» **What is being asked**: Render the material again word for word, skipping the pictures in it.

» **Recorded information**:
=====
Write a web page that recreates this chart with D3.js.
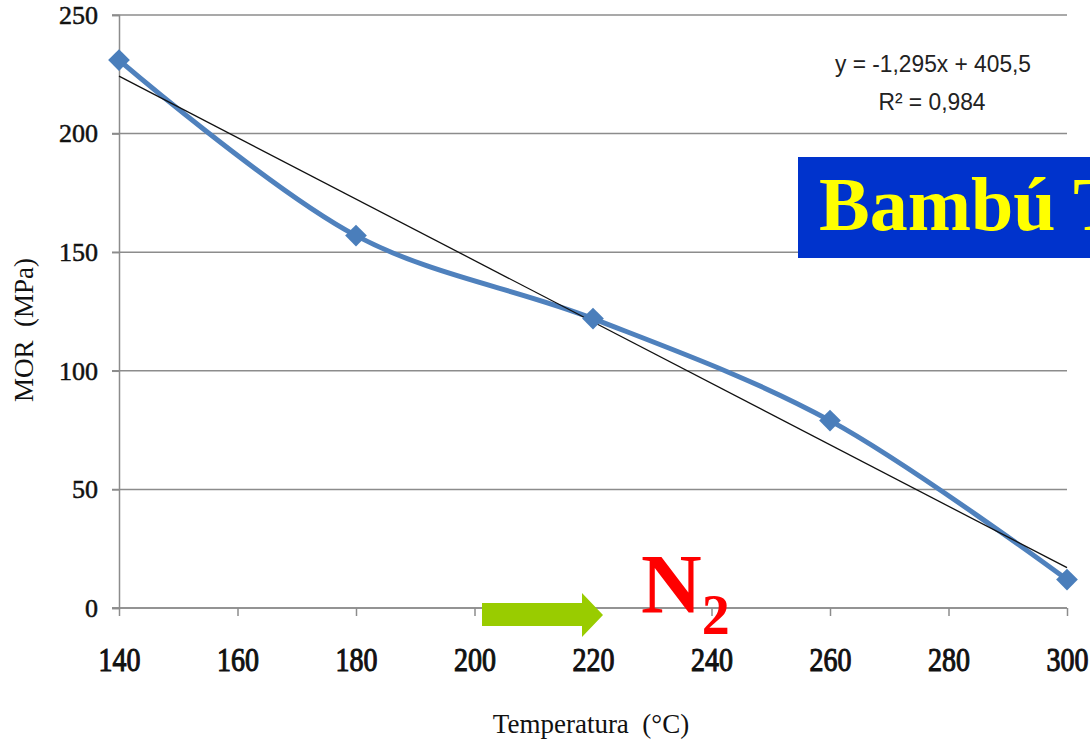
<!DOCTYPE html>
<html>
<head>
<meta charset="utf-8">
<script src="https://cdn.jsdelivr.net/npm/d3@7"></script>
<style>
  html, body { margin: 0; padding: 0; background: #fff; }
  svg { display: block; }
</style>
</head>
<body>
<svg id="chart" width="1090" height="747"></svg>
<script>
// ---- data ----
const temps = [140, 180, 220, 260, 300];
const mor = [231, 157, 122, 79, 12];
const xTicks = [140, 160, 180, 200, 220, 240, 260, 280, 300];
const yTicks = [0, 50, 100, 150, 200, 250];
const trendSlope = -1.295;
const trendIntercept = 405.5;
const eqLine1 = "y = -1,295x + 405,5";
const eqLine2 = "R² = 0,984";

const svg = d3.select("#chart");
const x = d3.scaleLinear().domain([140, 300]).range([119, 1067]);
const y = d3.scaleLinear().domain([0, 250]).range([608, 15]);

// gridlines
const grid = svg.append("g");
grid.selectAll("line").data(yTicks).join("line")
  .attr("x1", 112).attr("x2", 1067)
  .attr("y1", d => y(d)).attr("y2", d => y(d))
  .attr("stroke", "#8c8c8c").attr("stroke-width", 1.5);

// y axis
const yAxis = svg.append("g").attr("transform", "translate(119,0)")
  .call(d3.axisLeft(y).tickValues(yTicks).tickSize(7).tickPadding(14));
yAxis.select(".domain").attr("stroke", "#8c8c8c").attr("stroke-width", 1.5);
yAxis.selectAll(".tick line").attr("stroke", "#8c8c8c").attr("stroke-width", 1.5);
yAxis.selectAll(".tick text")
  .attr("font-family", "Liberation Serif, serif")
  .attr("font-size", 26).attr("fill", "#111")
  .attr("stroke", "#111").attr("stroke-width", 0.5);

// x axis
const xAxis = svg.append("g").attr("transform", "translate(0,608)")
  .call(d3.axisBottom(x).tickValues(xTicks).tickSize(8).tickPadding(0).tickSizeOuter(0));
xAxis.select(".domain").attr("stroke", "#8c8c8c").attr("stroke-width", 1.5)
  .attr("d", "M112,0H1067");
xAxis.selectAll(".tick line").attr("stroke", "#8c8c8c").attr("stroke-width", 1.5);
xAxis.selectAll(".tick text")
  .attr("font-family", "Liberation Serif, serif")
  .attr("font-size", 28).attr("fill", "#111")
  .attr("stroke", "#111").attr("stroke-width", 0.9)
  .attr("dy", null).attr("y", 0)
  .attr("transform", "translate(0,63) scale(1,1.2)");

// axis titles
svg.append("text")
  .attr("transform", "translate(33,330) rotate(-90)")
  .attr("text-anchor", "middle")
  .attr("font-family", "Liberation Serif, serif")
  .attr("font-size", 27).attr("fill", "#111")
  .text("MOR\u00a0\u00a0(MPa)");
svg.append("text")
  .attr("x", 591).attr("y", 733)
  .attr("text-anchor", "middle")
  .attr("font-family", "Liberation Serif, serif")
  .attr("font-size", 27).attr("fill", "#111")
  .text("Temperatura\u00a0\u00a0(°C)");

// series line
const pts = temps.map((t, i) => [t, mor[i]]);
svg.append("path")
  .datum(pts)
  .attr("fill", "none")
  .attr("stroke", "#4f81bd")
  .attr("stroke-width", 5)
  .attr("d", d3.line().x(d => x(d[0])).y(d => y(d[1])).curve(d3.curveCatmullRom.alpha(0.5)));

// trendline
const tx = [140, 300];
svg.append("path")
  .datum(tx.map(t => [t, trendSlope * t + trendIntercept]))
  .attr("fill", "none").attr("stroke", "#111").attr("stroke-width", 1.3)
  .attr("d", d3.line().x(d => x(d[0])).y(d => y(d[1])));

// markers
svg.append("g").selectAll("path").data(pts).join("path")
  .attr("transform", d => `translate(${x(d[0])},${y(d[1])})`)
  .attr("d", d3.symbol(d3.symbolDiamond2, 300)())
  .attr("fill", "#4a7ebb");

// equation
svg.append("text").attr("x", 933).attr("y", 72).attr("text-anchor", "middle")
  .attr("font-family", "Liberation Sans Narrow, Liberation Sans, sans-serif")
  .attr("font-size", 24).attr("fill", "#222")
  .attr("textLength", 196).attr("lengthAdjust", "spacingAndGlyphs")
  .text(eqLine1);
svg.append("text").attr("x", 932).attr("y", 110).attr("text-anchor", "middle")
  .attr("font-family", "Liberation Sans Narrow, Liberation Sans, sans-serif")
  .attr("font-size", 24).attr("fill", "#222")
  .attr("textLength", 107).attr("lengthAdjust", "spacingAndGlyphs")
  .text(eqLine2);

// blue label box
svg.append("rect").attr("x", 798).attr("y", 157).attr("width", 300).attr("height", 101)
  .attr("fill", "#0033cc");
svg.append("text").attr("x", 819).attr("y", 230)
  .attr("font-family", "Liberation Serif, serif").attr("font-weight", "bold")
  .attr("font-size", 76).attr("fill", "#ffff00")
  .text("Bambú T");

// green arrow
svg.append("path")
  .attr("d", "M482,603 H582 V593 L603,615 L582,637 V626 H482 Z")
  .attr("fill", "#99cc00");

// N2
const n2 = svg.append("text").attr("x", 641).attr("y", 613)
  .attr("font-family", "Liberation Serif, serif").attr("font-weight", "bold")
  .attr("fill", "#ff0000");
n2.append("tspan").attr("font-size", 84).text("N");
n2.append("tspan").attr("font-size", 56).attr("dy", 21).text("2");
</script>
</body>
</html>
=====
» **Correct answer**:
Write a web page that recreates this chart with D3.js.
<!DOCTYPE html>
<html>
<head>
<meta charset="utf-8">
<script src="https://cdn.jsdelivr.net/npm/d3@7"></script>
<style>
  html, body { margin: 0; padding: 0; background: #fff; }
  svg { display: block; }
</style>
</head>
<body>
<svg id="chart" width="1090" height="747"></svg>
<script>
// ---- data ----
const temps = [140, 180, 220, 260, 300];
const mor = [231, 157, 122, 79, 12];
const xTicks = [140, 160, 180, 200, 220, 240, 260, 280, 300];
const yTicks = [0, 50, 100, 150, 200, 250];
const trendSlope = -1.295;
const trendIntercept = 405.5;
const eqLine1 = "y = -1,295x + 405,5";
const eqLine2 = "R² = 0,984";

const svg = d3.select("#chart");
const x = d3.scaleLinear().domain([140, 300]).range([119, 1067]);
const y = d3.scaleLinear().domain([0, 250]).range([608, 15]);

// gridlines
const grid = svg.append("g");
grid.selectAll("line").data(yTicks).join("line")
  .attr("x1", 112).attr("x2", 1067)
  .attr("y1", d => y(d)).attr("y2", d => y(d))
  .attr("stroke", "#8c8c8c").attr("stroke-width", 1.5);

// y axis
const yAxis = svg.append("g").attr("transform", "translate(119,0)")
  .call(d3.axisLeft(y).tickValues(yTicks).tickSize(7).tickPadding(14));
yAxis.select(".domain").attr("stroke", "#8c8c8c").attr("stroke-width", 1.5);
yAxis.selectAll(".tick line").attr("stroke", "#8c8c8c").attr("stroke-width", 1.5);
yAxis.selectAll(".tick text")
  .attr("font-family", "Liberation Serif, serif")
  .attr("font-size", 26).attr("fill", "#111")
  .attr("stroke", "#111").attr("stroke-width", 0.5);

// x axis
const xAxis = svg.append("g").attr("transform", "translate(0,608)")
  .call(d3.axisBottom(x).tickValues(xTicks).tickSize(8).tickPadding(0).tickSizeOuter(0));
xAxis.select(".domain").attr("stroke", "#8c8c8c").attr("stroke-width", 1.5)
  .attr("d", "M112,0H1067");
xAxis.selectAll(".tick line").attr("stroke", "#8c8c8c").attr("stroke-width", 1.5);
xAxis.selectAll(".tick text")
  .attr("font-family", "Liberation Serif, serif")
  .attr("font-size", 28).attr("fill", "#111")
  .attr("stroke", "#111").attr("stroke-width", 0.9)
  .attr("dy", null).attr("y", 0)
  .attr("transform", "translate(0,63) scale(1,1.2)");

// axis titles
svg.append("text")
  .attr("transform", "translate(33,330) rotate(-90)")
  .attr("text-anchor", "middle")
  .attr("font-family", "Liberation Serif, serif")
  .attr("font-size", 27).attr("fill", "#111")
  .text("MOR\u00a0\u00a0(MPa)");
svg.append("text")
  .attr("x", 591).attr("y", 733)
  .attr("text-anchor", "middle")
  .attr("font-family", "Liberation Serif, serif")
  .attr("font-size", 27).attr("fill", "#111")
  .text("Temperatura\u00a0\u00a0(°C)");

// series line
const pts = temps.map((t, i) => [t, mor[i]]);
svg.append("path")
  .datum(pts)
  .attr("fill", "none")
  .attr("stroke", "#4f81bd")
  .attr("stroke-width", 5)
  .attr("d", d3.line().x(d => x(d[0])).y(d => y(d[1])).curve(d3.curveCatmullRom.alpha(0.5)));

// trendline
const tx = [140, 300];
svg.append("path")
  .datum(tx.map(t => [t, trendSlope * t + trendIntercept]))
  .attr("fill", "none").attr("stroke", "#111").attr("stroke-width", 1.3)
  .attr("d", d3.line().x(d => x(d[0])).y(d => y(d[1])));

// markers
svg.append("g").selectAll("path").data(pts).join("path")
  .attr("transform", d => `translate(${x(d[0])},${y(d[1])})`)
  .attr("d", d3.symbol(d3.symbolDiamond2, 300)())
  .attr("fill", "#4a7ebb");

// equation
svg.append("text").attr("x", 933).attr("y", 72).attr("text-anchor", "middle")
  .attr("font-family", "Liberation Sans Narrow, Liberation Sans, sans-serif")
  .attr("font-size", 24).attr("fill", "#222")
  .attr("textLength", 196).attr("lengthAdjust", "spacingAndGlyphs")
  .text(eqLine1);
svg.append("text").attr("x", 932).attr("y", 110).attr("text-anchor", "middle")
  .attr("font-family", "Liberation Sans Narrow, Liberation Sans, sans-serif")
  .attr("font-size", 24).attr("fill", "#222")
  .attr("textLength", 107).attr("lengthAdjust", "spacingAndGlyphs")
  .text(eqLine2);

// blue label box
svg.append("rect").attr("x", 798).attr("y", 157).attr("width", 300).attr("height", 101)
  .attr("fill", "#0033cc");
svg.append("text").attr("x", 819).attr("y", 230)
  .attr("font-family", "Liberation Serif, serif").attr("font-weight", "bold")
  .attr("font-size", 76).attr("fill", "#ffff00")
  .text("Bambú T");

// green arrow
svg.append("path")
  .attr("d", "M482,603 H582 V593 L603,615 L582,637 V626 H482 Z")
  .attr("fill", "#99cc00");

// N2
const n2 = svg.append("text").attr("x", 641).attr("y", 613)
  .attr("font-family", "Liberation Serif, serif").attr("font-weight", "bold")
  .attr("fill", "#ff0000");
n2.append("tspan").attr("font-size", 84).text("N");
n2.append("tspan").attr("font-size", 56).attr("dy", 21).text("2");
</script>
</body>
</html>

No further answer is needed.